In the data that follows, count the lines in which the word "with" occurs, and report that figure alone.

--- start of EXCERPTED RECORDS ---

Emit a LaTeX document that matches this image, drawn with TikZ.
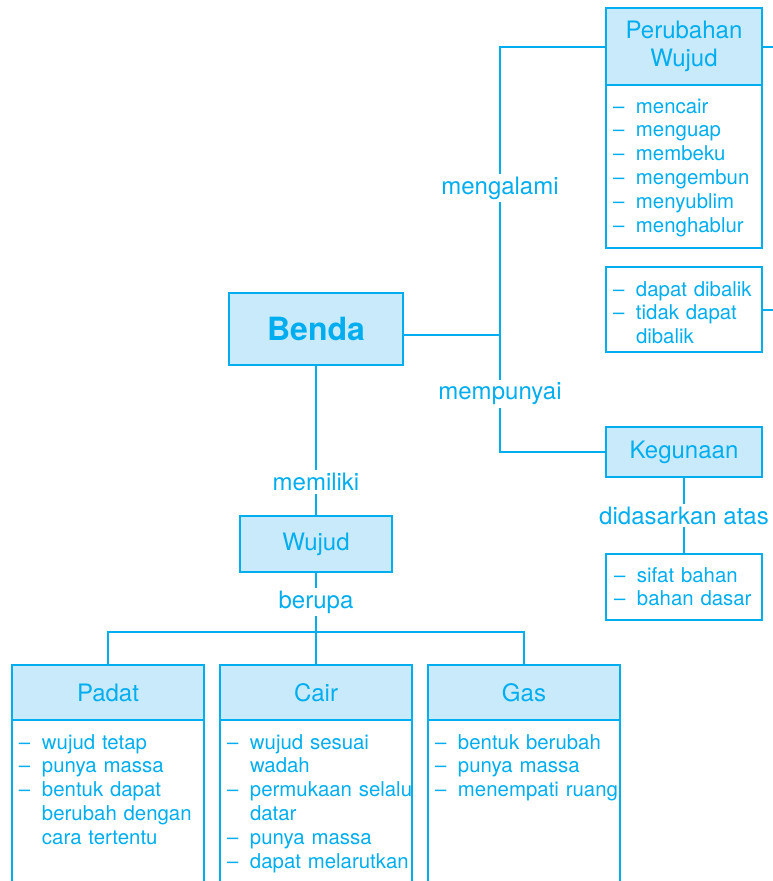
\documentclass[tikz,border=0pt]{standalone}
\usepackage{fontspec}
\setmainfont{TeX Gyre Heros}
\usetikzlibrary{positioning}
\definecolor{bendacyan}{HTML}{00AEEF}
\definecolor{bendafill}{HTML}{C8EAFB}
\newcommand{\itm}[1]{\mbox{\makebox[23pt][l]{\textendash}#1}}
\newcommand{\cnt}[1]{\mbox{\hspace*{23pt}#1}}

\begin{document}
\begin{tikzpicture}[x=1pt,y=1pt,
  ln/.style={draw=bendacyan,line width=2pt},
  head/.style={draw=bendacyan,fill=bendafill,line width=2pt,text=bendacyan,outer sep=0pt,
    font=\fontsize{24}{28}\selectfont,align=center,inner sep=0pt},
  lst/.style={draw=bendacyan,line width=2pt,text=bendacyan,outer sep=0pt,anchor=north,
    font=\fontsize{20.4}{23.8}\selectfont,align=left,inner xsep=7pt,
    text height=15pt,inner ysep=14pt},
  open/.style={lst,text depth=300pt},
  lbl/.style={fill=white,text=bendacyan,font=\fontsize{24}{28}\selectfont,inner sep=3pt}]
\clip (0,0) rectangle (773,-881);

% boxes
\node[head,minimum width=174pt,minimum height=72pt,font=\fontsize{32}{36}\selectfont\bfseries] (benda) at (316,-329) {Benda};
\node[head,minimum width=156pt,minimum height=77pt] (pw) at (684,-46.5) {Perubahan\\Wujud};
\node[lst,text width=142pt,inner ysep=13pt,text depth=122pt] (pwlist) at (pw.south)
  {\itm{mencair}\\\itm{menguap}\\\itm{membeku}\\\itm{mengembun}\\\itm{menyublim}\\\itm{menghablur}};
\node[lst,text width=142pt,text depth=42pt] (dibalik) at (684,-267)
  {\itm{dapat dibalik}\\\itm{tidak dapat}\\\cnt{dibalik}};
\node[head,minimum width=156pt,minimum height=50pt] (kegunaan) at (684,-452) {Kegunaan};
\node[lst,text width=140pt,inner xsep=8pt,inner ysep=13pt,text depth=25pt] (bahan) at (684,-554)
  {\itm{sifat bahan}\\\itm{bahan dasar}};
\node[head,minimum width=152pt,minimum height=56pt] (wujud) at (316,-544) {Wujud};

\node[head,minimum width=192pt,minimum height=55pt] (padat) at (108,-692.5) {Padat};
\node[head,minimum width=192pt,minimum height=55pt] (cair) at (316,-692.5) {Cair};
\node[head,minimum width=192pt,minimum height=55pt] (gas) at (524,-692.5) {Gas};
\node[open,text width=178pt] (padatlist) at (padat.south)
  {\itm{wujud tetap}\\\itm{punya massa}\\\itm{bentuk dapat}\\\cnt{berubah dengan}\\\cnt{cara tertentu}};
\node[open,text width=178pt] (cairlist) at (cair.south)
  {\itm{wujud sesuai}\\\cnt{wadah}\\\itm{permukaan selalu}\\\cnt{datar}\\\itm{punya massa}\\\itm{dapat melarutkan}};
\node[open,text width=178pt] (gaslist) at (gas.south)
  {\itm{bentuk berubah}\\\itm{punya massa}\\\itm{menempati ruang}};

% connectors
\coordinate (hub) at (500,-335);
\coordinate (split) at (316,-632);
\coordinate (pwexit) at (785,-46.5);
\coordinate (dibalikexit) at (785,-309.5);
\draw[ln] (pw) -| (hub) |- (kegunaan);
\draw[ln] (benda.east |- hub) -- (hub);
\draw[ln] (pw) -- (pwexit);
\draw[ln] (dibalik.east |- dibalikexit) -- (dibalikexit);
\draw[ln] (benda) -- (wujud) node[pos=0.775,lbl] {memiliki};
\draw[ln] (wujud) -- (split) node[midway,lbl] {berupa};
\draw[ln] (padat) |- (split) -| (gas);
\draw[ln] (split) -- (cair);
\draw[ln] (kegunaan) -- (bahan) node[midway,lbl] {didasarkan atas};

% labels
\node[lbl] (mengalami) at (500,-188) {mengalami};
\node[lbl] (mempunyai) at (500,-394) {mempunyai};
\end{tikzpicture}
\end{document}
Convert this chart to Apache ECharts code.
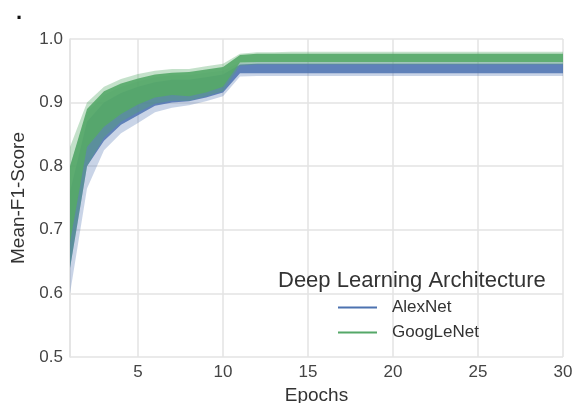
<!DOCTYPE html>
<html lang="en">
<head>
    <meta charset="UTF-8">
    <script src="https://cdn.jsdelivr.net/npm/echarts@6/dist/echarts.min.js"></script>
    <title>Mean F1 score per epoch</title>
</head>
<body style="margin:0; background:#fff;">
<div id="container" style="width:573px; height:403px;"></div>
<script>
    // epochs 1..30
    let epochs = [];
    for (let i = 1; i <= 30; i++) epochs.push(String(i));

    let yTicks = [0.5, 0.6, 0.7, 0.8, 0.9, 1.0];

    // AlexNet bundle: outer envelope + dense core
    let alexUpper   = [0.800,0.885,0.912,0.925,0.933,0.940,0.943,0.943,0.947,0.950,0.963,0.964,0.964,0.964,0.964,0.964,0.964,0.964,0.964,0.964,0.964,0.964,0.964,0.964,0.964,0.964,0.964,0.964,0.964,0.964];
    let alexCoreUp  = [0.760,0.870,0.900,0.915,0.925,0.932,0.936,0.936,0.940,0.944,0.960,0.961,0.961,0.961,0.961,0.961,0.961,0.961,0.961,0.961,0.961,0.961,0.961,0.961,0.961,0.961,0.961,0.961,0.961,0.961];
    let alexCoreLow = [0.640,0.800,0.840,0.865,0.880,0.895,0.900,0.902,0.908,0.916,0.946,0.946,0.946,0.946,0.946,0.946,0.946,0.946,0.946,0.946,0.946,0.946,0.946,0.946,0.946,0.946,0.946,0.946,0.946,0.946];
    let alexLower   = [0.600,0.765,0.825,0.852,0.868,0.885,0.892,0.896,0.902,0.910,0.941,0.942,0.942,0.942,0.942,0.942,0.942,0.942,0.942,0.942,0.942,0.942,0.942,0.942,0.942,0.942,0.942,0.942,0.942,0.942];

    // GoogLeNet bundle
    let googUpper   = [0.830,0.900,0.925,0.937,0.945,0.950,0.953,0.953,0.957,0.961,0.977,0.979,0.979,0.980,0.980,0.980,0.980,0.980,0.980,0.980,0.980,0.980,0.980,0.980,0.980,0.980,0.980,0.980,0.980,0.980];
    let googCoreUp  = [0.800,0.890,0.918,0.930,0.938,0.944,0.947,0.948,0.952,0.956,0.975,0.977,0.977,0.977,0.977,0.977,0.977,0.977,0.977,0.977,0.977,0.977,0.977,0.977,0.977,0.977,0.977,0.977,0.977,0.977];
    let googCoreLow = [0.680,0.830,0.862,0.882,0.897,0.908,0.912,0.910,0.916,0.925,0.963,0.964,0.964,0.964,0.964,0.964,0.964,0.964,0.964,0.964,0.964,0.964,0.964,0.964,0.964,0.964,0.964,0.964,0.964,0.964];
    let googLower   = [0.640,0.800,0.845,0.870,0.885,0.898,0.903,0.903,0.910,0.918,0.958,0.960,0.960,0.960,0.960,0.960,0.960,0.960,0.960,0.960,0.960,0.960,0.960,0.960,0.960,0.960,0.960,0.960,0.960,0.960];

    let names = ['AlexNet', 'GoogLeNet'];
    let colors = ['#4C72B0', '#55A868'];

    let dom = document.getElementById('container');
    let myChart = echarts.init(dom);
    let font = 'Liberation Sans, Arial, sans-serif';

    // band = invisible base line + stacked difference with fill
    function band(id, lo, hi, color, opacity) {
        return [
            {
                name: id + '-base', type: 'line', stack: id, data: lo,
                symbol: 'none', lineStyle: {opacity: 0}, silent: true
            },
            {
                name: id + '-fill', type: 'line', stack: id,
                data: hi.map(function (v, i) { return +(v - lo[i]).toFixed(3); }),
                symbol: 'none', lineStyle: {opacity: 0}, silent: true,
                areaStyle: {color: color, opacity: opacity}
            }
        ];
    }

    let isMajor = function (idx, val) { return (+val) % 5 === 0; };
    let gridIdx = function (idx, val) { return idx === 0 || (+val) % 5 === 0; };

    let series = []
        .concat(band('alexOuter', alexLower, alexUpper, colors[0], 0.3))
        .concat(band('alexCore', alexCoreLow, alexCoreUp, colors[0], 0.85))
        .concat(band('googOuter', googLower, googUpper, colors[1], 0.35))
        .concat(band('googCore', googCoreLow, googCoreUp, colors[1], 0.9));
    // legend entries
    names.forEach(function (n, i) {
        series.push({name: n, type: 'line', data: [], color: colors[i], symbol: 'none'});
    });

    let option = {
        backgroundColor: '#fff',
        animation: false,
        textStyle: {fontFamily: font},
        title: {
            text: 'Deep Learning Architecture',
            left: 273, top: 265,
            textStyle: {fontSize: 22, fontWeight: 'normal', color: '#333', fontFamily: font}
        },
        legend: {
            data: names,
            orient: 'vertical',
            left: 333, top: 294,
            icon: 'rect',
            itemWidth: 39, itemHeight: 2,
            itemGap: 8,
            textStyle: {fontSize: 17, color: '#333', padding: [0, 0, 0, 10], fontFamily: font}
        },
        graphic: [{
            type: 'text', left: 16, top: 2,
            style: {text: '.', fontSize: 22, fontWeight: 'bold', fill: '#111'}
        }],
        grid: {left: 70, right: 10, top: 39, bottom: 46, outerBoundsMode: 'none'},
        xAxis: {
            type: 'category',
            data: epochs,
            boundaryGap: false,
            name: 'Epochs',
            nameLocation: 'middle',
            nameGap: 25,
            nameTextStyle: {fontSize: 19, color: '#333'},
            axisLine: {show: false},
            axisTick: {show: false, interval: gridIdx},
            axisLabel: {interval: isMajor, fontSize: 17, color: '#444', margin: 7},
            splitLine: {show: true, interval: gridIdx, lineStyle: {color: '#e3e3e3', width: 1.5}}
        },
        yAxis: {
            type: 'value',
            min: yTicks[0], max: yTicks[yTicks.length - 1], interval: 0.1,
            name: 'Mean-F1-Score',
            nameLocation: 'middle',
            nameGap: 37,
            nameTextStyle: {fontSize: 19, color: '#333'},
            axisLine: {show: true, lineStyle: {color: '#e3e3e3', width: 1.5}},
            axisTick: {show: false},
            axisLabel: {fontSize: 17, color: '#444', margin: 7,
                formatter: function (v) { return v.toFixed(1); }},
            splitLine: {show: true, lineStyle: {color: '#e3e3e3', width: 1.5}}
        },
        series: series
    };

    myChart.setOption(option);
</script>
</body>
</html>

--- end of EXCERPTED RECORDS ---

* _CORRECT ANSWER_
2